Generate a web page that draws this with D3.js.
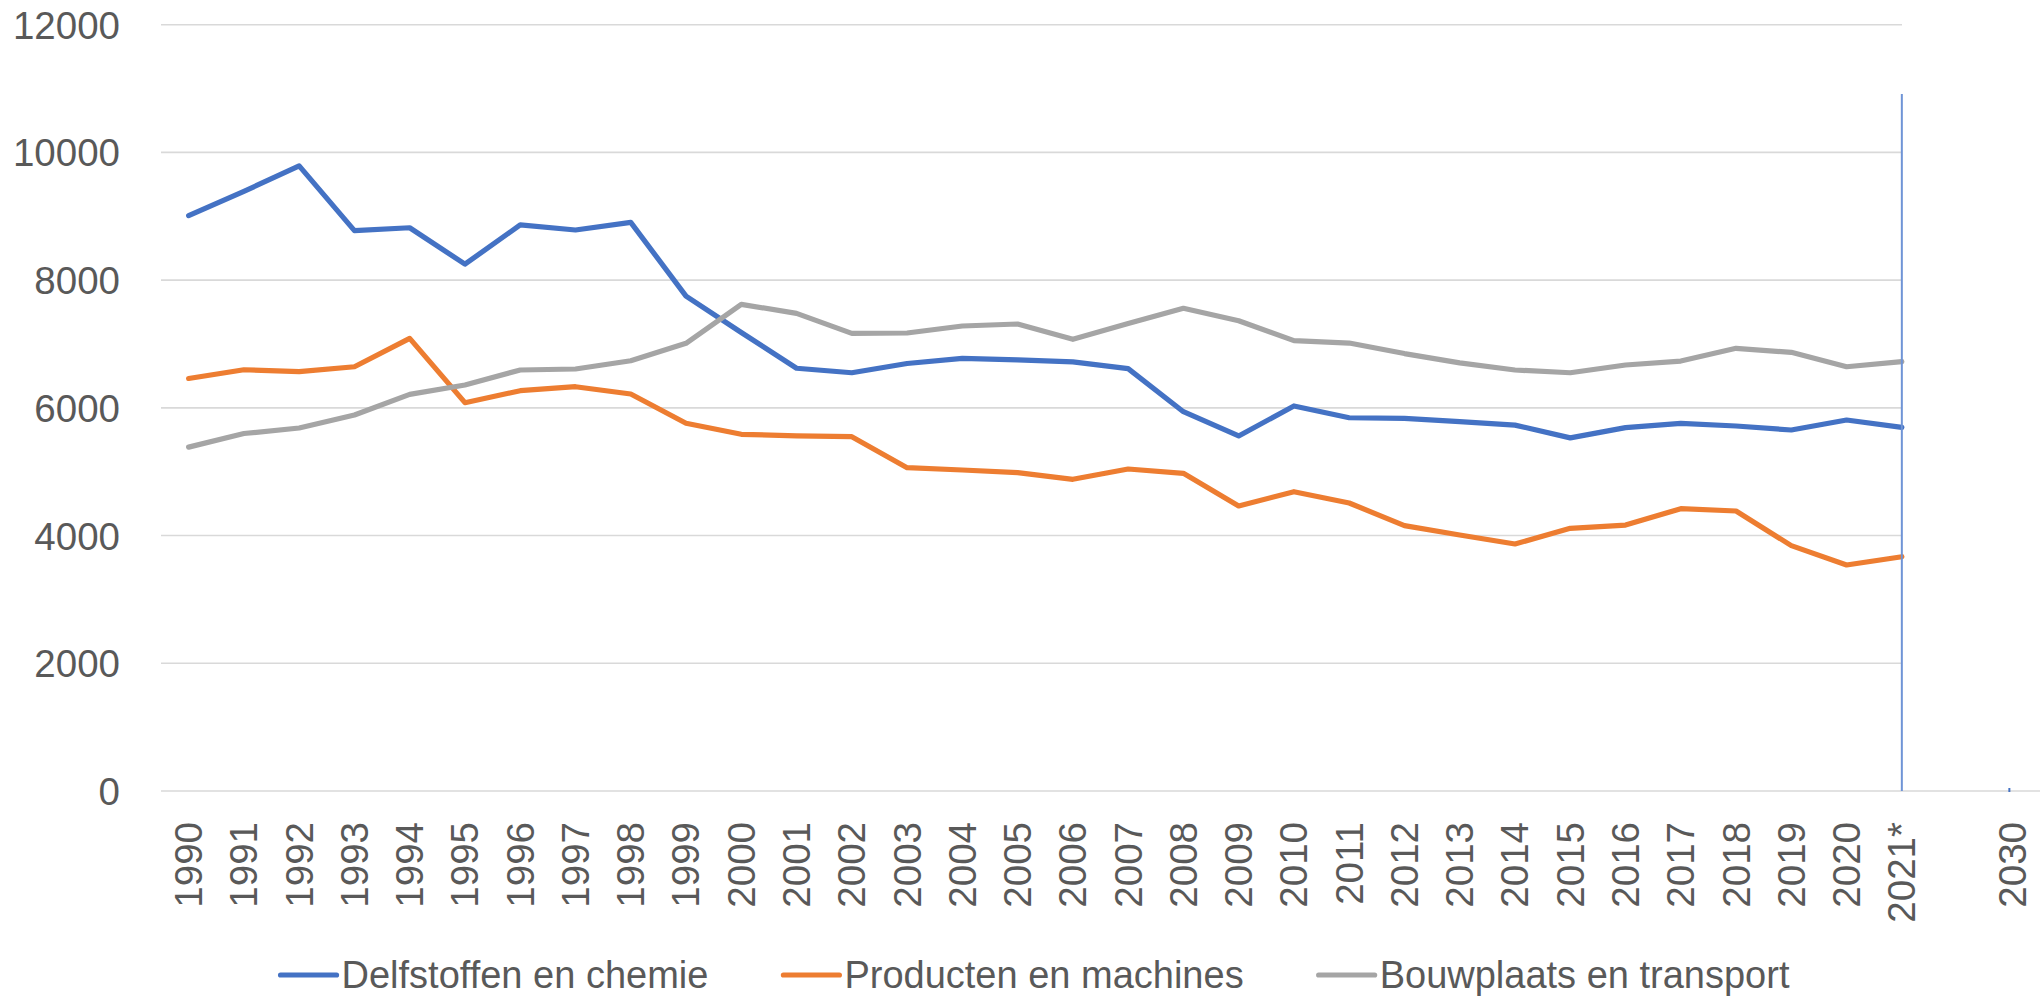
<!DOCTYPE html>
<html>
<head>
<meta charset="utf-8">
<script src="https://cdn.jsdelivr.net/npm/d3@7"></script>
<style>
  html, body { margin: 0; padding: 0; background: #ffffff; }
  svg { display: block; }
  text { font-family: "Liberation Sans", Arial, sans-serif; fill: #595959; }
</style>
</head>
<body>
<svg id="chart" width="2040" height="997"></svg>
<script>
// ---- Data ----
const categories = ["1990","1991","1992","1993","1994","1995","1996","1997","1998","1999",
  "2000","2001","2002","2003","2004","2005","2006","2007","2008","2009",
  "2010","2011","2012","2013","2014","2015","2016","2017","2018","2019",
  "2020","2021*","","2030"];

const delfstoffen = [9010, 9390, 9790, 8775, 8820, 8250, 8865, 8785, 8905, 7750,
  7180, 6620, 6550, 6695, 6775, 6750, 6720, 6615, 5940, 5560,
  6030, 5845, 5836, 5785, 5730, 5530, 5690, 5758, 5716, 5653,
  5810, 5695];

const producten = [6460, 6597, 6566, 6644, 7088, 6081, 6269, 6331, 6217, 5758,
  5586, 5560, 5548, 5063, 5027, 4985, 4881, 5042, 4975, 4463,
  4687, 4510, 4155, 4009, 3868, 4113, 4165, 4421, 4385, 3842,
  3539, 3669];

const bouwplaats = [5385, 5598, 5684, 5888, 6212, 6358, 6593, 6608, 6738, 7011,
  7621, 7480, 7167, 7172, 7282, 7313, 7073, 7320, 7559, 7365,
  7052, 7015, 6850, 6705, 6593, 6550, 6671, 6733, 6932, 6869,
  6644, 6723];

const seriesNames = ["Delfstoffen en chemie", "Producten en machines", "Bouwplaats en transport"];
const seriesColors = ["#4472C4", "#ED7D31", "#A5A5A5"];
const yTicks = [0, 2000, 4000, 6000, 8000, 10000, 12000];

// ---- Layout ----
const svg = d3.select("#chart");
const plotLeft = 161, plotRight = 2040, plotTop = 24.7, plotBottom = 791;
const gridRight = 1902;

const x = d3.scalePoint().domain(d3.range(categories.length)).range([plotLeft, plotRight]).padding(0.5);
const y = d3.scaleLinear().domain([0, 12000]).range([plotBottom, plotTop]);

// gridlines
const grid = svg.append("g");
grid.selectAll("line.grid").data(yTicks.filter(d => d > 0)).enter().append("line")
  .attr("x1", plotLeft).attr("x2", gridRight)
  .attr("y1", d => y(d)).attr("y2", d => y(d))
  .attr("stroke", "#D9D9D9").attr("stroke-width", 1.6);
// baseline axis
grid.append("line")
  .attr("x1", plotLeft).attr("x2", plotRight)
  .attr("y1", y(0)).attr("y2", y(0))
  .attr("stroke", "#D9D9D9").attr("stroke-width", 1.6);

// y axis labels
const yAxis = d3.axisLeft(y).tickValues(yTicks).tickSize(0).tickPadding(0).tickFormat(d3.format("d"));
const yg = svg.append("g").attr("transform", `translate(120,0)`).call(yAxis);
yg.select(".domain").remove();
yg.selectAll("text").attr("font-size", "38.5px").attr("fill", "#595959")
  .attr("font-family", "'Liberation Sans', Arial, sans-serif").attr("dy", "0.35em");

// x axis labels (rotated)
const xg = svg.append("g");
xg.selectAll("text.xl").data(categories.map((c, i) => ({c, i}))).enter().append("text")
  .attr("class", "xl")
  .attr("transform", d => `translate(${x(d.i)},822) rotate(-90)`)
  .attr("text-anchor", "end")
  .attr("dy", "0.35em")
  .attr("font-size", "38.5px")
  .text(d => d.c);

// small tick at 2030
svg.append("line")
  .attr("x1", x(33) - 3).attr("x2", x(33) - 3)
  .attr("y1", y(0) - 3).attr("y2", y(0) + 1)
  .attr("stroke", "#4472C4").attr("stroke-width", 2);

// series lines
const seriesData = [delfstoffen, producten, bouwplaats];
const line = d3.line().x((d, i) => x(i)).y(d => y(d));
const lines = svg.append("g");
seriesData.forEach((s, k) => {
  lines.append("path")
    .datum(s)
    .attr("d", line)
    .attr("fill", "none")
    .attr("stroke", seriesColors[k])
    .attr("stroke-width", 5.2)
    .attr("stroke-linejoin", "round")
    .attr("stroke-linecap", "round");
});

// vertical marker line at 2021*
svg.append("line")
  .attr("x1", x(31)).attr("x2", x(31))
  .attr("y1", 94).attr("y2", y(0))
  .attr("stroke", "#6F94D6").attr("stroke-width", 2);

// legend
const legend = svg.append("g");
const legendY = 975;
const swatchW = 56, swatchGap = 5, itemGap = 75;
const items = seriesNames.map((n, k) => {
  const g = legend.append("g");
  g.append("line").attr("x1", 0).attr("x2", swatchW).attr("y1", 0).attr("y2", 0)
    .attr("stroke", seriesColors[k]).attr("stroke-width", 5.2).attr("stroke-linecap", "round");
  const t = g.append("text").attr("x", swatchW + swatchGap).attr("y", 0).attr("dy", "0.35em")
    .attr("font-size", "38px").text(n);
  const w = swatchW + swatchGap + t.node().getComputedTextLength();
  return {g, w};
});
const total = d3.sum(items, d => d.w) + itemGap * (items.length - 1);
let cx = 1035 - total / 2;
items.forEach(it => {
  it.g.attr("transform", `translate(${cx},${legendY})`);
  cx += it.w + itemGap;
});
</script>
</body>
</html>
^^^^^^^^^^^^^^^^
→ Work to complete
From the data above, write out everything exactly except the pictures.

→ Result for this task
Generate a web page that draws this with D3.js.
<!DOCTYPE html>
<html>
<head>
<meta charset="utf-8">
<script src="https://cdn.jsdelivr.net/npm/d3@7"></script>
<style>
  html, body { margin: 0; padding: 0; background: #ffffff; }
  svg { display: block; }
  text { font-family: "Liberation Sans", Arial, sans-serif; fill: #595959; }
</style>
</head>
<body>
<svg id="chart" width="2040" height="997"></svg>
<script>
// ---- Data ----
const categories = ["1990","1991","1992","1993","1994","1995","1996","1997","1998","1999",
  "2000","2001","2002","2003","2004","2005","2006","2007","2008","2009",
  "2010","2011","2012","2013","2014","2015","2016","2017","2018","2019",
  "2020","2021*","","2030"];

const delfstoffen = [9010, 9390, 9790, 8775, 8820, 8250, 8865, 8785, 8905, 7750,
  7180, 6620, 6550, 6695, 6775, 6750, 6720, 6615, 5940, 5560,
  6030, 5845, 5836, 5785, 5730, 5530, 5690, 5758, 5716, 5653,
  5810, 5695];

const producten = [6460, 6597, 6566, 6644, 7088, 6081, 6269, 6331, 6217, 5758,
  5586, 5560, 5548, 5063, 5027, 4985, 4881, 5042, 4975, 4463,
  4687, 4510, 4155, 4009, 3868, 4113, 4165, 4421, 4385, 3842,
  3539, 3669];

const bouwplaats = [5385, 5598, 5684, 5888, 6212, 6358, 6593, 6608, 6738, 7011,
  7621, 7480, 7167, 7172, 7282, 7313, 7073, 7320, 7559, 7365,
  7052, 7015, 6850, 6705, 6593, 6550, 6671, 6733, 6932, 6869,
  6644, 6723];

const seriesNames = ["Delfstoffen en chemie", "Producten en machines", "Bouwplaats en transport"];
const seriesColors = ["#4472C4", "#ED7D31", "#A5A5A5"];
const yTicks = [0, 2000, 4000, 6000, 8000, 10000, 12000];

// ---- Layout ----
const svg = d3.select("#chart");
const plotLeft = 161, plotRight = 2040, plotTop = 24.7, plotBottom = 791;
const gridRight = 1902;

const x = d3.scalePoint().domain(d3.range(categories.length)).range([plotLeft, plotRight]).padding(0.5);
const y = d3.scaleLinear().domain([0, 12000]).range([plotBottom, plotTop]);

// gridlines
const grid = svg.append("g");
grid.selectAll("line.grid").data(yTicks.filter(d => d > 0)).enter().append("line")
  .attr("x1", plotLeft).attr("x2", gridRight)
  .attr("y1", d => y(d)).attr("y2", d => y(d))
  .attr("stroke", "#D9D9D9").attr("stroke-width", 1.6);
// baseline axis
grid.append("line")
  .attr("x1", plotLeft).attr("x2", plotRight)
  .attr("y1", y(0)).attr("y2", y(0))
  .attr("stroke", "#D9D9D9").attr("stroke-width", 1.6);

// y axis labels
const yAxis = d3.axisLeft(y).tickValues(yTicks).tickSize(0).tickPadding(0).tickFormat(d3.format("d"));
const yg = svg.append("g").attr("transform", `translate(120,0)`).call(yAxis);
yg.select(".domain").remove();
yg.selectAll("text").attr("font-size", "38.5px").attr("fill", "#595959")
  .attr("font-family", "'Liberation Sans', Arial, sans-serif").attr("dy", "0.35em");

// x axis labels (rotated)
const xg = svg.append("g");
xg.selectAll("text.xl").data(categories.map((c, i) => ({c, i}))).enter().append("text")
  .attr("class", "xl")
  .attr("transform", d => `translate(${x(d.i)},822) rotate(-90)`)
  .attr("text-anchor", "end")
  .attr("dy", "0.35em")
  .attr("font-size", "38.5px")
  .text(d => d.c);

// small tick at 2030
svg.append("line")
  .attr("x1", x(33) - 3).attr("x2", x(33) - 3)
  .attr("y1", y(0) - 3).attr("y2", y(0) + 1)
  .attr("stroke", "#4472C4").attr("stroke-width", 2);

// series lines
const seriesData = [delfstoffen, producten, bouwplaats];
const line = d3.line().x((d, i) => x(i)).y(d => y(d));
const lines = svg.append("g");
seriesData.forEach((s, k) => {
  lines.append("path")
    .datum(s)
    .attr("d", line)
    .attr("fill", "none")
    .attr("stroke", seriesColors[k])
    .attr("stroke-width", 5.2)
    .attr("stroke-linejoin", "round")
    .attr("stroke-linecap", "round");
});

// vertical marker line at 2021*
svg.append("line")
  .attr("x1", x(31)).attr("x2", x(31))
  .attr("y1", 94).attr("y2", y(0))
  .attr("stroke", "#6F94D6").attr("stroke-width", 2);

// legend
const legend = svg.append("g");
const legendY = 975;
const swatchW = 56, swatchGap = 5, itemGap = 75;
const items = seriesNames.map((n, k) => {
  const g = legend.append("g");
  g.append("line").attr("x1", 0).attr("x2", swatchW).attr("y1", 0).attr("y2", 0)
    .attr("stroke", seriesColors[k]).attr("stroke-width", 5.2).attr("stroke-linecap", "round");
  const t = g.append("text").attr("x", swatchW + swatchGap).attr("y", 0).attr("dy", "0.35em")
    .attr("font-size", "38px").text(n);
  const w = swatchW + swatchGap + t.node().getComputedTextLength();
  return {g, w};
});
const total = d3.sum(items, d => d.w) + itemGap * (items.length - 1);
let cx = 1035 - total / 2;
items.forEach(it => {
  it.g.attr("transform", `translate(${cx},${legendY})`);
  cx += it.w + itemGap;
});
</script>
</body>
</html>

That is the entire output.